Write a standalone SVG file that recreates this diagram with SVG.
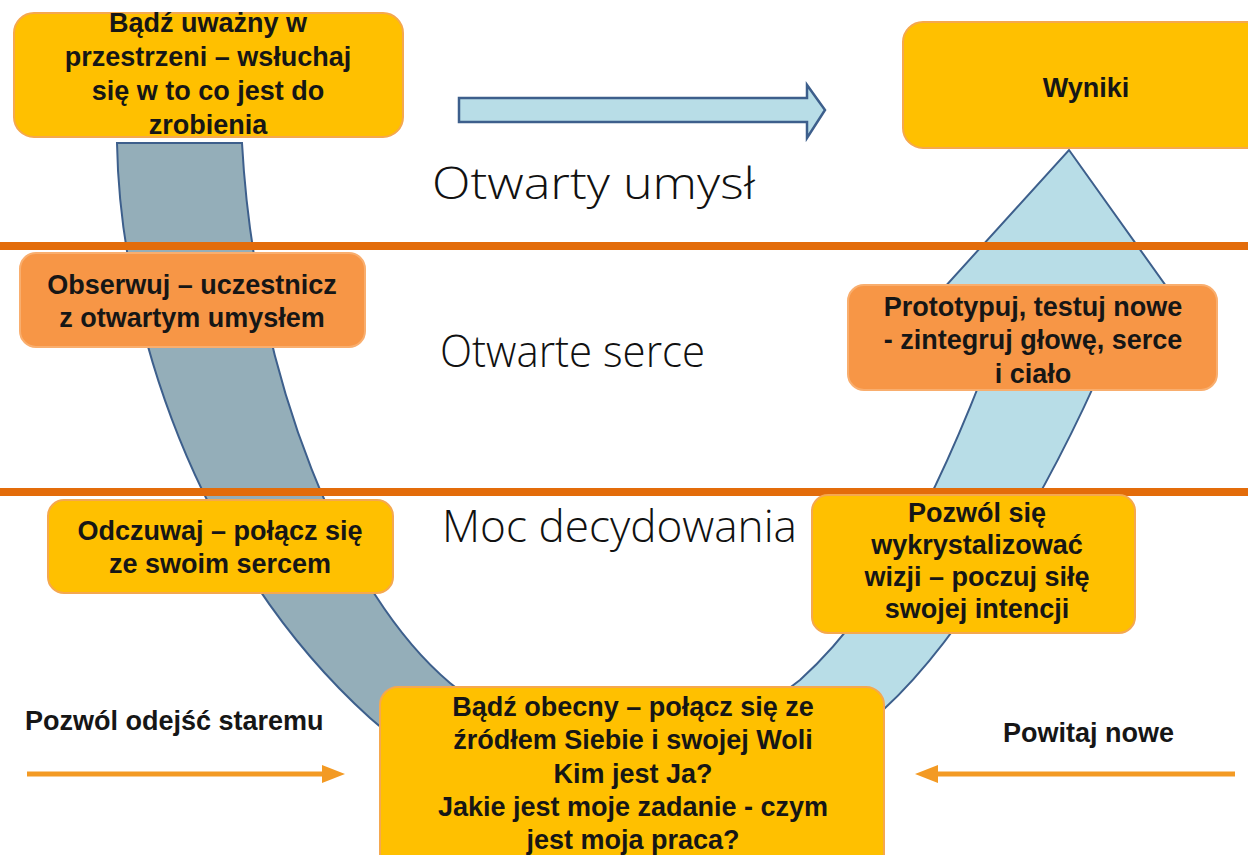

==

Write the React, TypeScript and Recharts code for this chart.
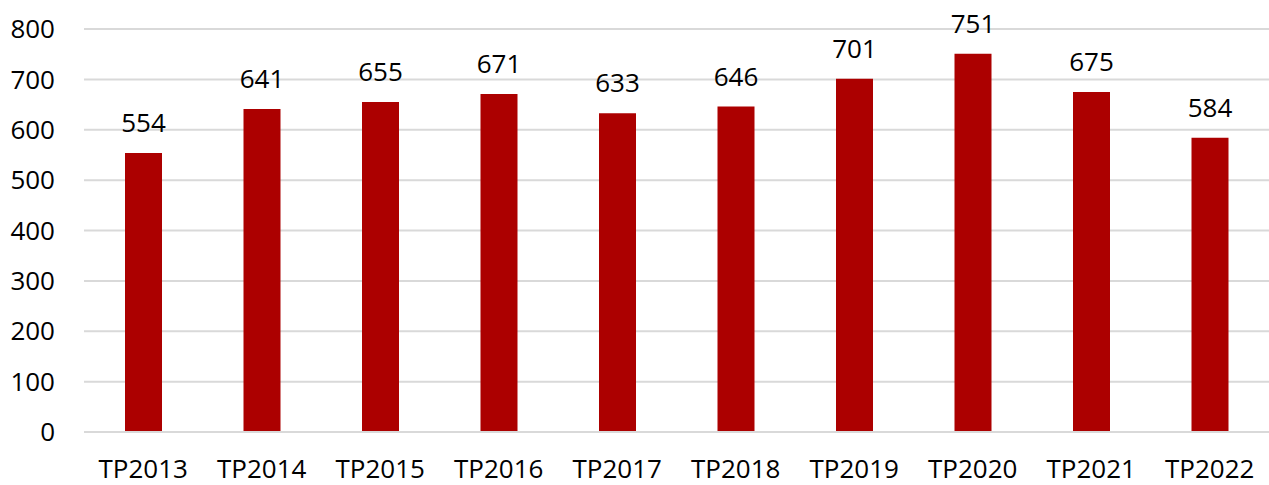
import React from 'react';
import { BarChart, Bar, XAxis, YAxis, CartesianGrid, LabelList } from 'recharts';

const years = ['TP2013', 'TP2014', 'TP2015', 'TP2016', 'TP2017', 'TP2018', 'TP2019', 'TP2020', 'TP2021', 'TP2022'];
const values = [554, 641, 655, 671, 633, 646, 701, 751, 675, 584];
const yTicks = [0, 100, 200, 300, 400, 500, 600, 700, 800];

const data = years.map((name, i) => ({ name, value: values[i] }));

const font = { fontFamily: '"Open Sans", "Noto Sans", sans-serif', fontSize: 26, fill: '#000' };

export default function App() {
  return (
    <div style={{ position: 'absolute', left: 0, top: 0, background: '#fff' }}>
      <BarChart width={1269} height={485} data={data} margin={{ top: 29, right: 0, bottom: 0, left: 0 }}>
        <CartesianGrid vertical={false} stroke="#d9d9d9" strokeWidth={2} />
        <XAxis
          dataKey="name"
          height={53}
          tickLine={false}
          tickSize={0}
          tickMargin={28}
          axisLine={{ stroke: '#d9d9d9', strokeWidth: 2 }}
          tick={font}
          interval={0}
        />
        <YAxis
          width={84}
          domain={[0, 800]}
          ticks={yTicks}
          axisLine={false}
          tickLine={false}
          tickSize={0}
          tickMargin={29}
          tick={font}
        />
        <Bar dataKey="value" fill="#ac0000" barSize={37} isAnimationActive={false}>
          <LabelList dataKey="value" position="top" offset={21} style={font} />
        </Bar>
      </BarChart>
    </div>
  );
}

Task brief
Make an exact copy of the lines from the one with "Write the React, TypeScript" through the one with "YAxis, CartesianGrid, LabelList", both ends in, and nothing else. Drop every picture.

Exercise output
Write the React, TypeScript and Recharts code for this chart.
import React from 'react';
import { BarChart, Bar, XAxis, YAxis, CartesianGrid, LabelList } from 'recharts';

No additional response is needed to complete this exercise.